The development of sophisticated MEV relays has fundamentally changed the game theory of liquidation, allowing bots to pay for priority execution without directly bidding on gas prices.

The most significant evolution in bot design relates to MEV. Initially, bots competed by bidding up gas prices, leading to high transaction costs for all users. The introduction of MEV relays and private transaction pools changed this dynamic.

Bots now pay a direct fee to block builders for priority inclusion, bypassing the public mempool auction. This creates a more efficient but less transparent market for liquidations. The development of specialized keeper networks has also provided a more structured approach, where protocols incentivize specific entities to act as liquidators, rather than relying on an open-for-all, high-cost bidding war.

Horizon

Looking ahead, the future of liquidation bidding bots is intertwined with advancements in blockchain scaling and MEV management. As Layer 2 solutions gain prominence, the dynamics of liquidation will change significantly. Lower gas fees on Layer 2 networks will reduce the barrier to entry for liquidation bidding, potentially increasing competition and driving down profit margins for existing operators.

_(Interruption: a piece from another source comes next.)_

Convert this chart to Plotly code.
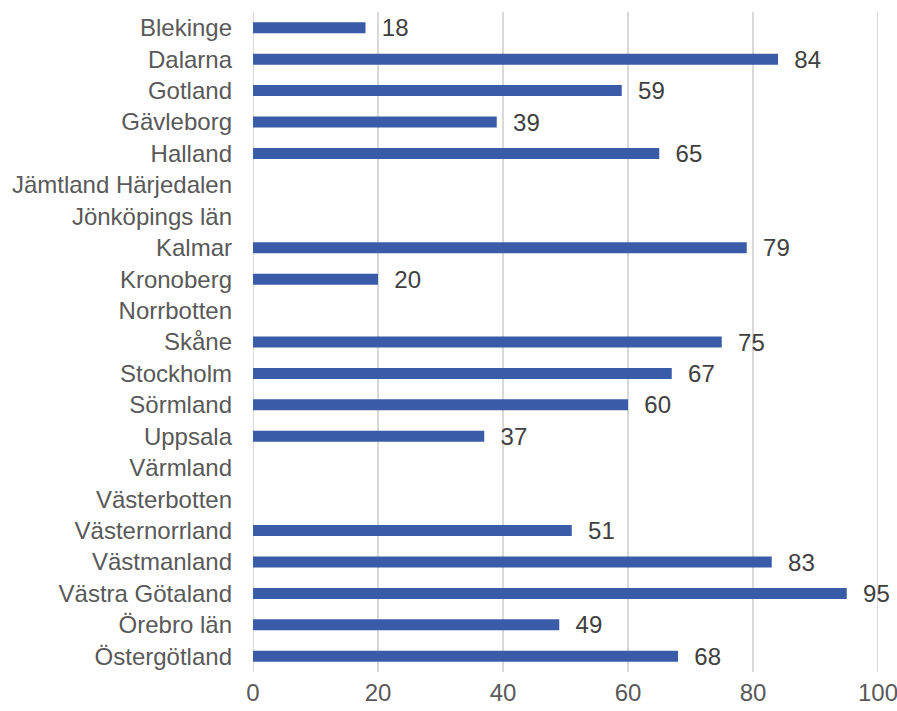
import plotly.graph_objects as go

categories = ["Blekinge", "Dalarna", "Gotland", "Gävleborg", "Halland", "Jämtland Härjedalen",
              "Jönköpings län", "Kalmar", "Kronoberg", "Norrbotten", "Skåne", "Stockholm",
              "Sörmland", "Uppsala", "Värmland", "Västerbotten", "Västernorrland", "Västmanland",
              "Västra Götaland", "Örebro län", "Östergötland"]
values = [18, 84, 59, 39, 65, None, None, 79, 20, None, 75, 67, 60, 37, None, None, 51, 83, 95, 49, 68]
labels = ["\u00a0\u00a0" + str(v) if v is not None else "" for v in values]
tick_vals = [0, 20, 40, 60, 80, 100]
x_range = [0, 100]

FONT = "Liberation Sans, Arial, sans-serif"
GRID = "#d9d9d9"

fig = go.Figure(go.Bar(
    y=categories, x=values, orientation="h",
    marker=dict(color="#3a5ca8", line=dict(width=0)),
    text=labels, textposition="outside", cliponaxis=False, constraintext="none",
    textfont=dict(family=FONT, size=24, color="#404040"),
))
fig.update_layout(
    width=897, height=711,
    paper_bgcolor="white", plot_bgcolor="white",
    margin=dict(l=253, r=19, t=12, b=39, autoexpand=False),
    bargap=0.65,
    showlegend=False,
    font=dict(family=FONT, size=24, color="#595959"),
)
# edge gridlines (plotly drops grid lines at the range ends)
for xv in x_range:
    fig.add_shape(type="line", xref="x", yref="paper", x0=xv, x1=xv, y0=0, y1=1,
                  line=dict(color=GRID, width=2), layer="below")
fig.update_xaxes(range=x_range, tickvals=tick_vals, showgrid=True, gridcolor=GRID,
                 gridwidth=2, zeroline=False, showline=False, ticks="", ticklen=0,
                 ticklabelstandoff=4, ticklabeloverflow="allow",
                 tickfont=dict(family=FONT, size=24, color="#595959"))
fig.update_yaxes(autorange="reversed", categoryorder="array", categoryarray=categories,
                 showgrid=False, zeroline=False, showline=False, ticks="", ticklen=0,
                 ticklabelstandoff=20,
                 tickfont=dict(family=FONT, size=24, color="#595959"))
post = ("document.body.style.margin='0';"
        "document.querySelectorAll('.main-svg').forEach(function(s){s.style.overflow='visible';});")
fig.write_html("out.html", post_script=post, config={"displayModeBar": False})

The focus will shift from gas optimization to pure speed and algorithmic efficiency. The next generation of liquidation systems may move toward a batch auction model , where liquidations are processed at fixed intervals rather than immediately. This approach aims to reduce the “race condition” inherent in current systems, potentially making the process less extractive for liquidators and more efficient for the protocol.

However, this introduces new risks related to price volatility between batches. The most sophisticated protocols are investigating internalized liquidation systems , where a portion of the protocol’s treasury or a specific reserve fund is used to perform liquidations directly, removing the need for external bots entirely. This represents a significant shift from the current adversarial model to a more integrated, first-party risk management approach.

The fundamental trade-off remains: maximizing capital efficiency and ensuring protocol solvency, while minimizing the cost and extraction imposed by the liquidation process. The evolution of these systems will determine whether decentralized derivatives can truly compete with centralized exchanges on a large scale.